» What to work on
Print, word for word, the opening line of the data below and every line after it through the line that contains "from bokeh.resources import INLINE", but not the pictures.
★ ★ ★ ★ ★
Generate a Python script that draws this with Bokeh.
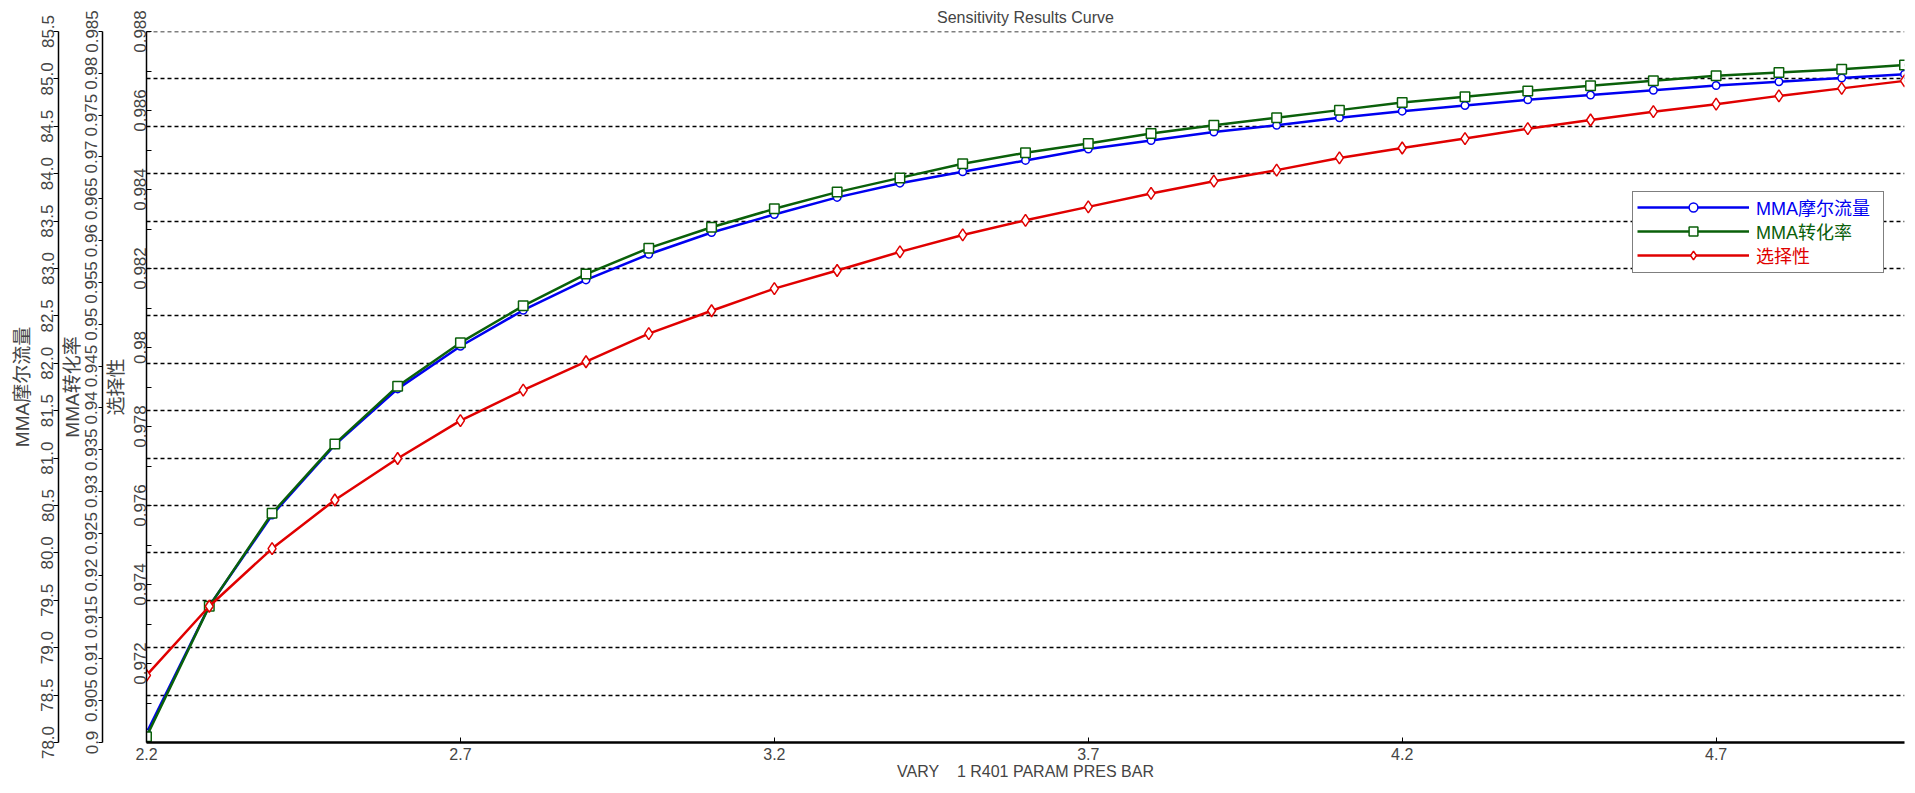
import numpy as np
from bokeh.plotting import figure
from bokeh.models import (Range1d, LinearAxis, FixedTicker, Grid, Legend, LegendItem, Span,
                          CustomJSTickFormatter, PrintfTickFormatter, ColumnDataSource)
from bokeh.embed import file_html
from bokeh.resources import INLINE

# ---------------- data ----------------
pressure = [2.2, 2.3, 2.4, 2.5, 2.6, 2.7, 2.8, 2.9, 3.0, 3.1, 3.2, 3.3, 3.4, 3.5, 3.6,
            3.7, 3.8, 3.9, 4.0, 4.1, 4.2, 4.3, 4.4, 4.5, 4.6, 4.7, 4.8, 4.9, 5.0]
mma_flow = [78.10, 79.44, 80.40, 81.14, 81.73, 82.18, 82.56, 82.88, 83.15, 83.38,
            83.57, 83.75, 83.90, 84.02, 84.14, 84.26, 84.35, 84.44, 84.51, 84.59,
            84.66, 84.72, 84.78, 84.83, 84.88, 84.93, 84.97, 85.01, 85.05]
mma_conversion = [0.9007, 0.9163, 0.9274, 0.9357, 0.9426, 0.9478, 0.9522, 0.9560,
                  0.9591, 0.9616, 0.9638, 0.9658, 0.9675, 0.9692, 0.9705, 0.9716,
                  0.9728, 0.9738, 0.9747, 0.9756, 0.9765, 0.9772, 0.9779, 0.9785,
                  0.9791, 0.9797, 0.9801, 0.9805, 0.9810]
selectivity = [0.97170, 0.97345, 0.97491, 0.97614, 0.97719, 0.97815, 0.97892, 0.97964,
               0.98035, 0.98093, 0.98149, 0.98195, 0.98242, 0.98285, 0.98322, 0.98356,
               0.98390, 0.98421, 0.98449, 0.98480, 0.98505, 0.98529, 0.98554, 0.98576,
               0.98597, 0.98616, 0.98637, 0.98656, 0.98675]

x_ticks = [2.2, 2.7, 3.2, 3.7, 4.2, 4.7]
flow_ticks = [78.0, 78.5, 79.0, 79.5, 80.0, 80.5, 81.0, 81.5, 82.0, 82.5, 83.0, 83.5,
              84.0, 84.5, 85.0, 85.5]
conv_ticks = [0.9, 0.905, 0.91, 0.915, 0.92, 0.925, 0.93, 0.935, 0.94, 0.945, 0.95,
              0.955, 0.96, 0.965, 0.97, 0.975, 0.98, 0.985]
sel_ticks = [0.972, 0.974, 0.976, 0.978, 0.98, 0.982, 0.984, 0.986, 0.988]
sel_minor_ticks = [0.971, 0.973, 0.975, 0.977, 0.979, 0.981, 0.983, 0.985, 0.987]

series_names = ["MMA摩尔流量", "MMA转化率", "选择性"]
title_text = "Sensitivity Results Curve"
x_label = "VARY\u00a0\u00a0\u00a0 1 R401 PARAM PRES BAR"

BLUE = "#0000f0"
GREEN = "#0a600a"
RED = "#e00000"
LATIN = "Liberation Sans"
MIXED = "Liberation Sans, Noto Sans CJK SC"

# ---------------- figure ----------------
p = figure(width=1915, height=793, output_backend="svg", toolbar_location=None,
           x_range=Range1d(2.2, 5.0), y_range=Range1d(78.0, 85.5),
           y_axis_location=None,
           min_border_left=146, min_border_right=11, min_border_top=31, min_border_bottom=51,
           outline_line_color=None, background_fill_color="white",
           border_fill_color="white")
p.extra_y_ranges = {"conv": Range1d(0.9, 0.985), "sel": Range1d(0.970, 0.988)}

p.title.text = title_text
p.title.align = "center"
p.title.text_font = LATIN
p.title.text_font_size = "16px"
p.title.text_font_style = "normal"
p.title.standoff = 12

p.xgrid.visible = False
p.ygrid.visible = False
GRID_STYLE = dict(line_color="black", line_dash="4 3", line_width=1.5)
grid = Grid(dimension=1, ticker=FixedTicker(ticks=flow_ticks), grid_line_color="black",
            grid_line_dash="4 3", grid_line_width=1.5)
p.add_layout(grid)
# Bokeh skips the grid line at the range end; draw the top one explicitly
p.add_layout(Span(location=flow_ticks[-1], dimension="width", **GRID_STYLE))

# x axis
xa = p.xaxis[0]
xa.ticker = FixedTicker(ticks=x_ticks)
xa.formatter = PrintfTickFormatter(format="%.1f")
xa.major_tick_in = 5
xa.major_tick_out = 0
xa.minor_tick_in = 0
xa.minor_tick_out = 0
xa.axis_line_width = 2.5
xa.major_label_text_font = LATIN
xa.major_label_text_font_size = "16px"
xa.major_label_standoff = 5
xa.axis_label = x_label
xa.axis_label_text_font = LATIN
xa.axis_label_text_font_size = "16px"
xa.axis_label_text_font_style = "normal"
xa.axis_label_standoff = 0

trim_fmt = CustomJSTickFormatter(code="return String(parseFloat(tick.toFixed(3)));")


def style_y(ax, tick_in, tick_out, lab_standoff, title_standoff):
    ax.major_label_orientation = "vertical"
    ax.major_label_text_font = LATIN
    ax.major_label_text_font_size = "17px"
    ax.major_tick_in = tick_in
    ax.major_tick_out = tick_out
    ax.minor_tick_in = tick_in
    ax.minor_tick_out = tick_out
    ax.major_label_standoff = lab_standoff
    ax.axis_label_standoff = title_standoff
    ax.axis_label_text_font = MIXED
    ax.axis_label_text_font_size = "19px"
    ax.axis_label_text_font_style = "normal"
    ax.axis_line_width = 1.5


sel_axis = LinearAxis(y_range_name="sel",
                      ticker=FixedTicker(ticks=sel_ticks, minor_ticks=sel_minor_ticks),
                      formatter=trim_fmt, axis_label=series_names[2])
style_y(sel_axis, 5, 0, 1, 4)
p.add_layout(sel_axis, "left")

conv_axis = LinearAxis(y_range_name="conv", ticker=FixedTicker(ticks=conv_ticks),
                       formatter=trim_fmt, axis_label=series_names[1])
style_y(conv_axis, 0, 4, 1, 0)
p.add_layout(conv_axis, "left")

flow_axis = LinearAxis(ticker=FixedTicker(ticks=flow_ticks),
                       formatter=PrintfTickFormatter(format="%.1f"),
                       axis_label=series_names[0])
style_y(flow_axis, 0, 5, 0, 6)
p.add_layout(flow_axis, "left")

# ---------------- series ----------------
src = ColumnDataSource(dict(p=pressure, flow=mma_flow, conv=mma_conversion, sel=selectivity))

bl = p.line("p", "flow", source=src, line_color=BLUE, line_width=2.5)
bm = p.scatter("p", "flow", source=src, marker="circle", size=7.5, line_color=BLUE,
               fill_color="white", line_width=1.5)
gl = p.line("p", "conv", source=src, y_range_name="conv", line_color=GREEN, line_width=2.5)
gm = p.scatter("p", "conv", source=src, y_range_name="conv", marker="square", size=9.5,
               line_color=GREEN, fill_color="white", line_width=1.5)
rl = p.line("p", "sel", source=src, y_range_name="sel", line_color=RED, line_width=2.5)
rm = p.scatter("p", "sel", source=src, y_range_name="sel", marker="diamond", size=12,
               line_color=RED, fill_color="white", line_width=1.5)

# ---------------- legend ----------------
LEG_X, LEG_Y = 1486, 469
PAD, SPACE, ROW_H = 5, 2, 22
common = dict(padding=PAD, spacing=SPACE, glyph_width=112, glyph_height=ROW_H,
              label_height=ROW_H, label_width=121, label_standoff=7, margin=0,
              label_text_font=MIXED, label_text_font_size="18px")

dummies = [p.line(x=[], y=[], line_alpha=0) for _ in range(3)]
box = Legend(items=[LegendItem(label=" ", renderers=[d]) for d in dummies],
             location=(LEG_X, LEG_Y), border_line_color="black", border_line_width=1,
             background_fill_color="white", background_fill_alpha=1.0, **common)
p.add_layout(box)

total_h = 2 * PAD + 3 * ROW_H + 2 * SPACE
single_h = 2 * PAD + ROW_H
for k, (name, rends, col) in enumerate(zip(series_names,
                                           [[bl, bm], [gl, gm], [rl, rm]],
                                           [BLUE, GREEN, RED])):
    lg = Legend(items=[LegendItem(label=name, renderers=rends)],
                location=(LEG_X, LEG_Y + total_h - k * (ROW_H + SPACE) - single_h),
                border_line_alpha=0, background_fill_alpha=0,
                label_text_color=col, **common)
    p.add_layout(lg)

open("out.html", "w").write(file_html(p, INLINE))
★ ★ ★ ★ ★
» Exercise solution
Generate a Python script that draws this with Bokeh.
import numpy as np
from bokeh.plotting import figure
from bokeh.models import (Range1d, LinearAxis, FixedTicker, Grid, Legend, LegendItem, Span,
                          CustomJSTickFormatter, PrintfTickFormatter, ColumnDataSource)
from bokeh.embed import file_html
from bokeh.resources import INLINE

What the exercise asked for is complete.